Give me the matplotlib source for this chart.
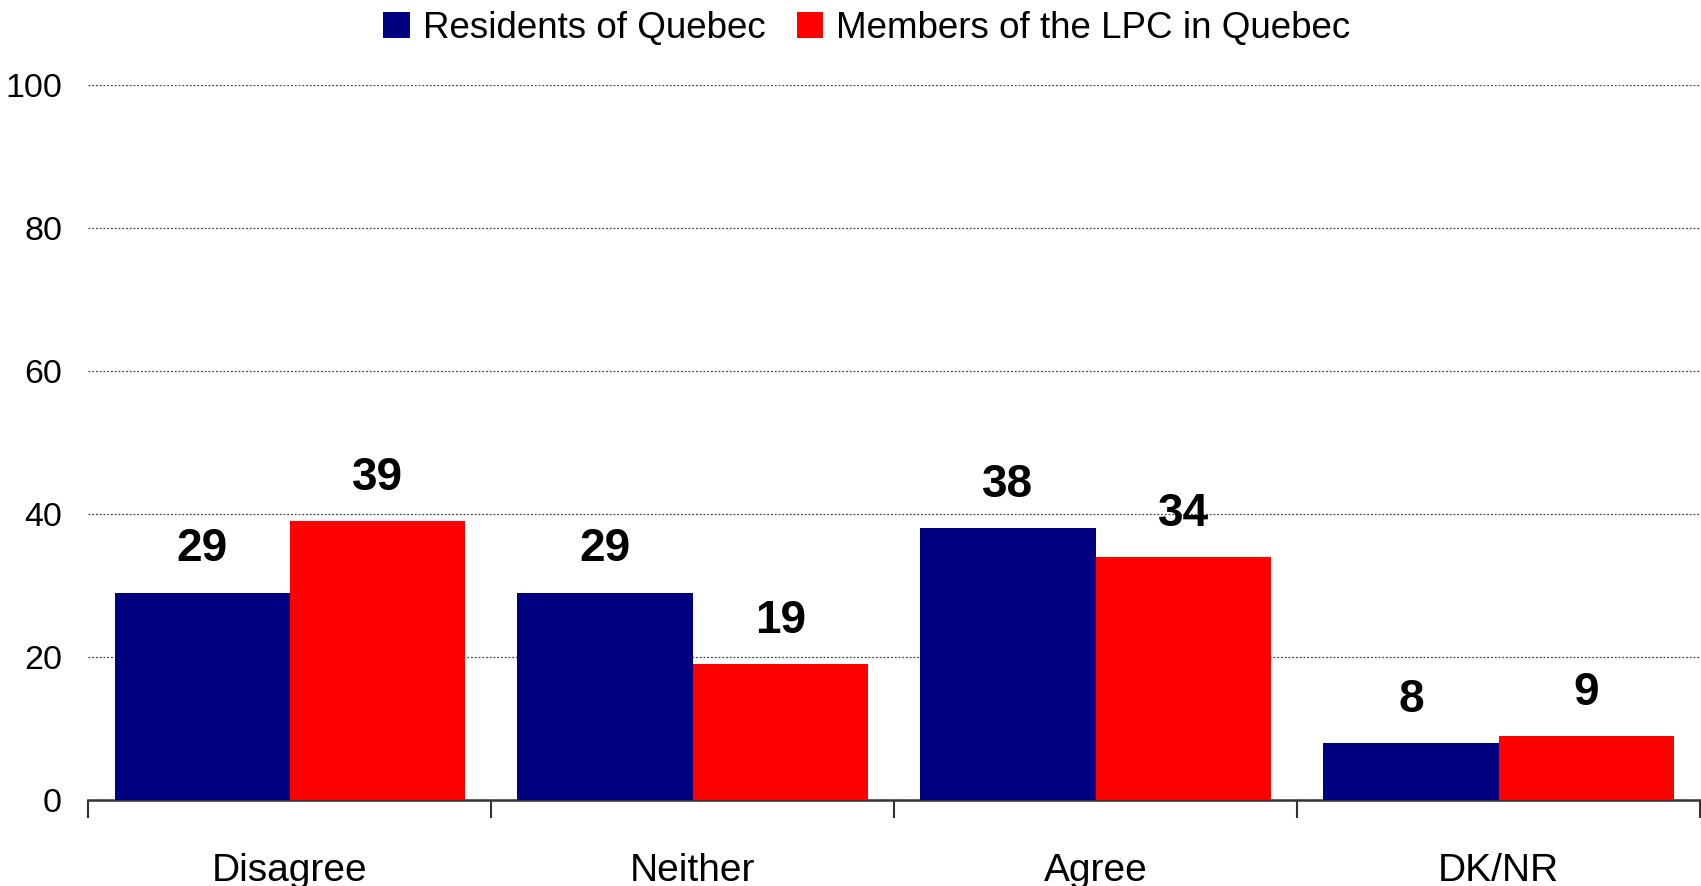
import matplotlib
matplotlib.use("Agg")
import matplotlib.pyplot as plt
import numpy as np

categories = ["Disagree", "Neither", "Agree", "DK/NR"]
series_names = ["Residents of Quebec", "Members of the LPC in Quebec"]
residents = [29, 29, 38, 8]
members = [39, 19, 34, 9]
yticks = [0, 20, 40, 60, 80, 100]

plt.rcParams['font.family'] = ['Liberation Sans', 'DejaVu Sans']

fig = plt.figure(figsize=(17.01, 8.86), dpi=100)
ax = fig.add_axes([88.4/1701, 86/886, (1700-88.4)/1701, (801.4-86)/886])

x = np.arange(len(categories))
w = 0.435
colors = ["#000080", "#FF0000"]
b1 = ax.bar(x - w/2, residents, w, color=colors[0], zorder=3, label=series_names[0])
b2 = ax.bar(x + w/2, members, w, color=colors[1], zorder=3, label=series_names[1])

for bars, vals in ((b1, residents), (b2, members)):
    for rect, v in zip(bars, vals):
        ax.annotate(f"{v}", (rect.get_x() + rect.get_width()/2, v),
                    xytext=(0, 31), textcoords="offset points",
                    ha="center", va="center", fontsize=33, fontweight="bold")

ax.set_xlim(-0.5, len(categories) - 0.5)
ax.set_ylim(0, 100)
ax.set_yticks(yticks)
ax.set_yticklabels([str(t) for t in yticks], fontsize=24.5)
ax.tick_params(axis='y', length=0, pad=19)
ax.yaxis.grid(True, color="#444444", linestyle=(0, (1.5, 1.5)), linewidth=0.9, zorder=0)
ax.set_axisbelow(True)

ax.set_xticks(x)
ax.set_xticklabels(categories, fontsize=28)
ax.tick_params(axis='x', which='major', length=0, pad=38)
ax.set_xticks(np.arange(-0.5, len(categories), 1.0), minor=True)
ax.tick_params(axis='x', which='minor', length=13, width=1.5, color="#333333", direction='out')

for s in ("left", "right", "top"):
    ax.spines[s].set_visible(False)
ax.spines["bottom"].set_linewidth(1.8)
ax.spines["bottom"].set_color("#333333")

fig.legend(handles=[b1, b2], labels=series_names, loc="upper center",
           bbox_to_anchor=(867/1701, 1 - 7/886), ncol=2, frameon=False, fontsize=26.5,
           handlelength=0.72, handleheight=0.72, handletextpad=0.35, columnspacing=0.85,
           borderaxespad=0.0, borderpad=0.1)

fig.savefig("out.png", dpi=100)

────

### SET EXERCISE
Skip every picture and return the lines above from the top through the one that contains "yticks = [0, 20, 40, 60, 80, 100]".

### WORKED SOLUTION
Give me the matplotlib source for this chart.
import matplotlib
matplotlib.use("Agg")
import matplotlib.pyplot as plt
import numpy as np

categories = ["Disagree", "Neither", "Agree", "DK/NR"]
series_names = ["Residents of Quebec", "Members of the LPC in Quebec"]
residents = [29, 29, 38, 8]
members = [39, 19, 34, 9]
yticks = [0, 20, 40, 60, 80, 100]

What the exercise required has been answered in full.